An Afterclap of Fate
Winner of the 2006 Boardman Tasker Award
This is the most detailed and convincingly thought out account so far, of what happened on Mallory’s last climb on Everest. The events of what actually occurred on that final summit assault in 1924, Sir Chris Bonington has called mountaineering’s greatest mystery.
Mallory himself described a climb as a spiritual journey: “To struggle and to understand” never the last without the other. And this is a profound recreation of that struggle, the journey to understand during the climb, set within a meticulously researched narrative. The reader is taken in the stream of Mallory’s consciousness, into and through a vivid reliving of the detail of the climb itself, that leads into the heart and soul of Mallory himself. From his earliest childhood memory to moving recollections of the Somme up to the realisation of the dream the summit of Mt.

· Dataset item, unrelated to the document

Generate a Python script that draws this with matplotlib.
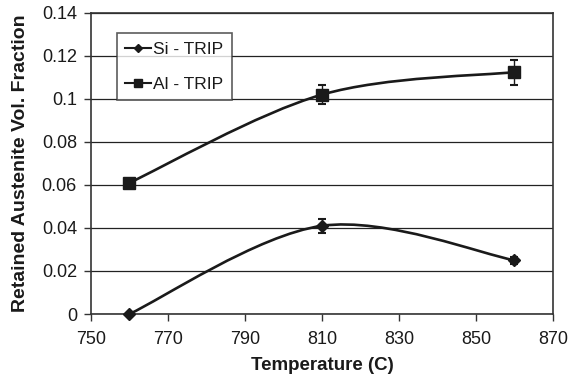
import numpy as np
import matplotlib
matplotlib.use("Agg")
import matplotlib.pyplot as plt
from matplotlib.path import Path
from matplotlib.patches import PathPatch
from matplotlib.ticker import FuncFormatter

plt.rcParams['font.family'] = ['Liberation Sans', 'DejaVu Sans']

temps = [760, 810, 860]
si_frac = [0.0, 0.041, 0.025]
si_err = [0.0, 0.0033, 0.0017]
al_frac = [0.061, 0.102, 0.1125]
al_err = [0.002, 0.0045, 0.0058]


def smooth_path(xs, ys):
    # Excel-style smoothed line: cubic Bezier through the points
    pts = np.column_stack([xs, ys]).astype(float)
    ext = np.vstack([pts[0], pts, pts[-1]])
    verts = [pts[0]]
    codes = [Path.MOVETO]
    for i in range(len(pts) - 1):
        p0, p1, p2, p3 = ext[i], ext[i + 1], ext[i + 2], ext[i + 3]
        c1 = p1 + (p2 - p0) / 6.0
        c2 = p2 - (p3 - p1) / 6.0
        verts += [c1, c2, p2]
        codes += [Path.CURVE4] * 3
    return Path(verts, codes)


fig = plt.figure(figsize=(5.68, 3.86), dpi=100)
ax = fig.add_axes([0.160, 0.1865, 0.8134, 0.780])

for ys, err, mk, ms, lms, lab in [(si_frac, si_err, 'D', 6, 4.5, 'Si - TRIP'),
                                  (al_frac, al_err, 's', 8.5, 6, 'Al - TRIP')]:
    ax.add_patch(PathPatch(smooth_path(temps, ys), fill=False, lw=1.9,
                           color='#1a1a1a', zorder=3))
    ax.errorbar(temps, ys, yerr=err, fmt='none', ecolor='#1a1a1a',
                elinewidth=1, capsize=2.8, capthick=1.5, zorder=3)
    ax.plot(temps, ys, ls='none', marker=mk, ms=ms, color='#1a1a1a',
            zorder=4, clip_on=False)
    ax.plot([], [], marker=mk, ms=lms, color='#1a1a1a', lw=1.5, label=lab)

ax.set_xlim(750, 870)
ax.set_ylim(0, 0.14)
ax.set_xticks(np.arange(750, 871, 20))
ax.set_yticks(np.arange(0, 0.141, 0.02))
ax.yaxis.set_major_formatter(FuncFormatter(lambda v, p: '%g' % round(v, 2)))
ax.yaxis.grid(True, color='#222222', lw=0.9)
ax.set_axisbelow(True)
ax.tick_params(direction='out', length=5, width=1, labelsize=13,
               color='#333333', labelcolor='#1a1a1a')
ax.tick_params(axis='x', pad=7)
ax.tick_params(axis='y', pad=5)
for s in ax.spines.values():
    s.set_color('#333333')
    s.set_linewidth(1.2)

ax.set_xlabel('Temperature (C)', fontsize=13.5, fontweight='bold',
              labelpad=7, color='#1a1a1a')
ax.set_ylabel('Retained Austenite Vol. Fraction', fontsize=14,
              fontweight='bold', labelpad=9, color='#1a1a1a')

leg = ax.legend(loc='upper left', bbox_to_anchor=(0.056, 0.934), fontsize=12.5,
                frameon=True, fancybox=False, edgecolor='#333333',
                handlelength=1.5, labelspacing=1.15, borderpad=0.5,
                handletextpad=0.1, borderaxespad=0)
leg.get_frame().set_linewidth(1.2)
for t in leg.get_texts():
    t.set_color('#1a1a1a')

fig.savefig('out.png', dpi=100)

Everest it is as much a meditation on the paths of glory and the changeling nicknamed Free Will, as about the why of climbing and its wild joy “the ecstasy that thrills the blood”.
It is an elegy – the Big Hill seen in the light of the country churchyard at Stoke Poges -and a paean to the early days of climbing to the great pioneers of the Golden & Silver Ages. Described as a tour de force it is haunting and unforgettable an epic narrative. In the words of Stephen Venables: “a magnificent poem – beautiful – and incredibly moving.”